Ancak, 4 ay sonra ilgili dairenin bu kararı veren 5 üyesinden 3'ü değiştirilmiştir. Ardından daire, kendi verdiği kararı bozarak, sanıklara "bilinçli taksirle ölüme" ve "yaralamaya neden olma" suçundan ceza verilmesini istemiştir. Yargıtay’ın bu "güncellenen" kararı neticesinde sanıklar en fazla 22 yıl ceza alacak, bu ceza infaz yasasından ve diğer indirimlerden daha da düşecektir. Nitekim 04 Şubat 2021 tarihinde yapılan duruşmada dava kapsamında tutuklu bulunan tüm sanıklar tahliye edilmiştir. Yargıtay 12. Ceza Dairesi'nin 301 işçinin hayatını kaybettiği maden kazasına ilişkin kararını değiştirmesinin ardından, dava kapsamında tutuklu kimse kalmamıştır.
Bu karar, hukukun üstünlüğü yerine üstünlerin hukukunun egemen olduğunu bir kez daha göstermiştir. Sermayenin bitmek tükenmek bilmeyen kâr hırsının bir sonucu olan bir katliamın üzeri örtülmüş, 301 ailenin acıları tekrar tazelenmiştir. Başından beri eksik yapılan yargılamanın sonuçları dahi uygulanmamıştır. Yargılamaya başta bakanlık yetkilileri olmak üzere ilgili kamu kurumlarının yöneticileri yani karar vericiler dâhil edilmemiş böylelikle derin ilişkilerin ortaya çıkması engellenmiştir. Siyaset, sermaye, bürokrat, sendika ilişkileri tam olarak ortaya konulmadan Soma katliamının gerçek anlamıyla aydınlatılması mümkün değildir.
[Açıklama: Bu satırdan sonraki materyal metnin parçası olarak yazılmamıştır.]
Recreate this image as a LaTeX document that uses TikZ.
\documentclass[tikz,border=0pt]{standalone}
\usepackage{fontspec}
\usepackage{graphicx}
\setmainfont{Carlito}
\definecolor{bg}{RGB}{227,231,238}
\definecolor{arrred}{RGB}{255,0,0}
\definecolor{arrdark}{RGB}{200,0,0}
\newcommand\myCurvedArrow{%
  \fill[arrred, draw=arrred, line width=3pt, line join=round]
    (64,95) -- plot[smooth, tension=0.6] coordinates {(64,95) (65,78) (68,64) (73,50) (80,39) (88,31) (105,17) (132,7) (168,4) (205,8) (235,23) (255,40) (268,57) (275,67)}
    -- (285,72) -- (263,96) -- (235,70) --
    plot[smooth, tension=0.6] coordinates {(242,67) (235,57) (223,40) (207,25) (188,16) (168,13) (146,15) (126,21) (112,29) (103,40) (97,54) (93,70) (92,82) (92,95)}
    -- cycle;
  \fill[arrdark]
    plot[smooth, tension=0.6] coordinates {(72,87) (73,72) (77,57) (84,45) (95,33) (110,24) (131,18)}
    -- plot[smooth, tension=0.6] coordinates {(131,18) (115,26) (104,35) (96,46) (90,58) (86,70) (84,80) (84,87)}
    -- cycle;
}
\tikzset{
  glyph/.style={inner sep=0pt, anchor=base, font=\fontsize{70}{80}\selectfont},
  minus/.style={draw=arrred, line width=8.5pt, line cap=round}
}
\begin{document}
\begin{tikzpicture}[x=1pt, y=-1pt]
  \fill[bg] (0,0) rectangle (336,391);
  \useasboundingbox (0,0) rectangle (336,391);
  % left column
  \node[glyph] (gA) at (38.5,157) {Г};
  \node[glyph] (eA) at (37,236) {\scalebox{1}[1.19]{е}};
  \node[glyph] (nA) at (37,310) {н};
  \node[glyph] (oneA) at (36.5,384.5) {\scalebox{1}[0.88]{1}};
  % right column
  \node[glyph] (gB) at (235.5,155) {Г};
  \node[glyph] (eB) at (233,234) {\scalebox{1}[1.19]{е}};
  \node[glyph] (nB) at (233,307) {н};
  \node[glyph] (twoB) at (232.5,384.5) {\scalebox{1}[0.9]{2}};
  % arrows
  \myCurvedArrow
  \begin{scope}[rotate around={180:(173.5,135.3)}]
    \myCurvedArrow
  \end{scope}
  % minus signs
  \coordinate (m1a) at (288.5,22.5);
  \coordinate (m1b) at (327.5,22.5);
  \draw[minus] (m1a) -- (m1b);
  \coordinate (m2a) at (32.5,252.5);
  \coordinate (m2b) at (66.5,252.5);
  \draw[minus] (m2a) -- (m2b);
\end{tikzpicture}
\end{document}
Sistem bütünüyle sorgulanmadan gerçek adalet sağlanamaz.
Yargıtayın Soma kararı; Patronlara mükafat, işçiye de ölebilirsin demektir!
301 maden emekçisinin katledildiği ve altı yıldır yargılamasının sürdüğü Soma davasında verilen karar; insanlık ve hukuk tarihine kara bir leke olarak yazılacaktır.
Yargılamanın en başından beri devlet eliyle korunan patron ve sorumlular bu kez de Yargıtay eliyle korunarak tahliye edilmiş ve yeni 301’lerin yaşanmasının önü açılmıştır. Katliama sebep olanlar bugün elini kolunu sallayarak dışarıda özgürce dolaşırken katledilen maden emekçilerinin çocukları ve işçi sınıfı ise bu kararla adeta karanlığa mahkûm edilmiştir.
Sadece Soma’da değil yurdun her bir yanında karın tokluğuna çalışırken katledilen binlerce işçinin hesabını vermesi gerekenler, bu kararla adeta mükâfatlandırılmış, açlığa mahkum edilerek çalışan işçilere de her an ölebilirsin denmiştir.
Mahkemenin patron için verdiģi "madencilik yapabilir" kararı ve patrona devlet eliyle verildiği iddaa edilen yeni maden sahası kararı tam da anlatmak istediğimiz şeyin ispatıdır.
Yargıtay 12. Dairesinin Soma davasıyla ilgili verdiği bu karar ayrıca son günlerde tartışma konusu olan Anayasa değişikliğinin ipuçlarını da açıkça göstermektedir. Yapılan ve yapılmak istenen şey halkın lehine değil; patronların, elitlerin ve egemenlerin lehinedir.
Ancak bizler yıllardır sürdürdüğümüz mücadelen asla vazgeçmeyeceğiz. Denildi.